Spitzentöne
Was ich mir von
Mülheim wünsche
Den jährlich seitens der Stadt Mülheim an der Ruhr vergebenen Dramatikerpreis sollte man nicht überschätzen
Den jährlich seitens der Stadt Mülheim an der Ruhr vergebenen Dramatikerpreis sollte man nicht überschätzen: Hier werden in der jeweiligen Saison uraufgeführte Theaterstücke gezeigt, bewertet und prämiiert; wobei die aus den inneren Kritiker-und Dramaturgenkreisen formierte Jury gern in den selbst gegrabenen Tunnel blickt.
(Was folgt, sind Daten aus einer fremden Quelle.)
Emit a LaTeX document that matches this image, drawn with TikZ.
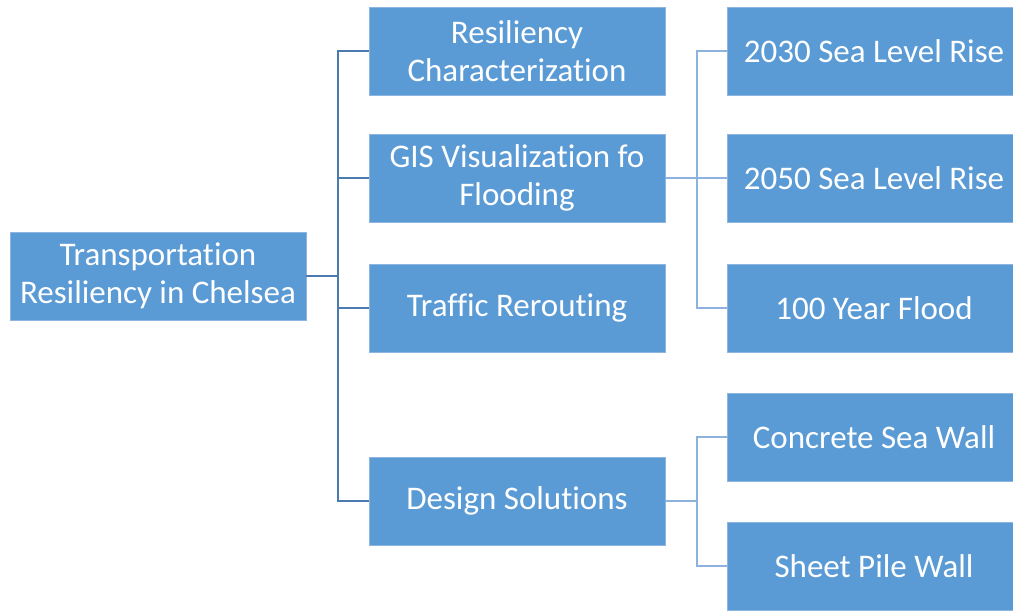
\documentclass[tikz,border=0pt]{standalone}
\usepackage{fontspec}
\setmainfont{Carlito}[Ligatures=NoCommon]
\definecolor{boxblue}{HTML}{5B9BD5}
\definecolor{edgeblue}{HTML}{8EB4E0}
\definecolor{linedark}{HTML}{4A7AAE}
\definecolor{linelight}{HTML}{8DB2DE}
\begin{document}
\begin{tikzpicture}[x=1pt,y=-1pt,
  box/.style={draw=edgeblue,line width=0.8pt,fill=boxblue,text=white,
    align=center,inner sep=0pt,minimum height=88pt,
    font=\fontsize{33}{38}\selectfont},
  wbox/.style={box,minimum width=296pt},
  rbox/.style={box,minimum width=294pt},
  conndark/.style={draw=linedark,line width=1.8pt},
  connlight/.style={draw=linelight,line width=1.8pt}]
\useasboundingbox (0,0) rectangle (1013,611);
\fill[white] (0,0) rectangle (1013,611);
% root
\node[wbox] (root) at (158,276) {Transportation\\Resiliency in Chelsea};
% first level
\node[wbox] (rc) at (517,51) {Resiliency\\Characterization};
\node[wbox] (gis) at (517,178) {GIS Visualization fo\\Flooding};
\node[wbox] (tr) at (517,308) {Traffic Rerouting};
\node[wbox] (ds) at (517,501) {Design Solutions};
% second level
\node[rbox] (s30) at (874,51) {2030 Sea Level Rise};
\node[rbox] (s50) at (874,178) {2050 Sea Level Rise};
\node[rbox] (f100) at (874,308) {100 Year Flood};
\node[rbox] (csw) at (874,437) {Concrete Sea Wall};
\node[rbox] (spw) at (874,566) {Sheet Pile Wall};
% junctions
\coordinate (j1) at (338,276);
\coordinate (j2) at (697,178);
\coordinate (j3) at (697,501);
% connectors from root
\draw[conndark] (root.east) -- (j1);
\draw[conndark] (rc.west) -| (j1);
\draw[conndark] (gis.west) -| (j1);
\draw[conndark] (tr.west) -| (j1);
\draw[conndark] (ds.west) -| (j1);
% connectors from GIS
\draw[connlight] (gis.east) -- (j2);
\draw[connlight] (s30.west) -| (j2);
\draw[connlight] (s50.west) -- (j2);
\draw[connlight] (f100.west) -| (j2);
% connectors from design solutions
\draw[connlight] (ds.east) -- (j3);
\draw[connlight] (csw.west) -| (j3);
\draw[connlight] (spw.west) -| (j3);
\end{tikzpicture}
\end{document}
Das bedeutet: Man verpflichtet sich jener Avantgarde, die man selbst definiert hat. Ein im konservativen Sinn gut gebautes Stück hätte keine Chance auf den Preis, den man andererseits auch nicht unterschätzen sollte: Hier wurden auch in jüngerer Zeit bedeutende Autoren geehrt, etwa Handke, Jelinek, Schimmelpfennig und Palmetshofer. Heuer darf man wieder patriotisch frohlocken: Dem Oberösterreicher Thomas Köck, Jahrgang 1986, werden die 15.000 Euro für das Stück "paradies spielen (abendland. ein abgesang)" ausgehändigt. Globalisierung und Klimawandel werden da emotional und unter Verzicht auf Bobo-Pädagogik verhandelt, so wie schon im gelungenen Vorgängerstück, "paradies fluten" (2017 im Akademietheater). Von der Jury aber würde ich mir wünschen, dass sie der durch sie mitbefeuerten Uraufführungssucht etwas entgegensetzt. Stücke nachzuspielen, gilt seitens der Bühnen als unelegant. Deshalb produzieren auch große Dramatiker wie besessen, statt nachhaltig von ihren Erfolgen zu profitieren. Ein Preis für das beste nachgespielte Stück wäre hilfreich.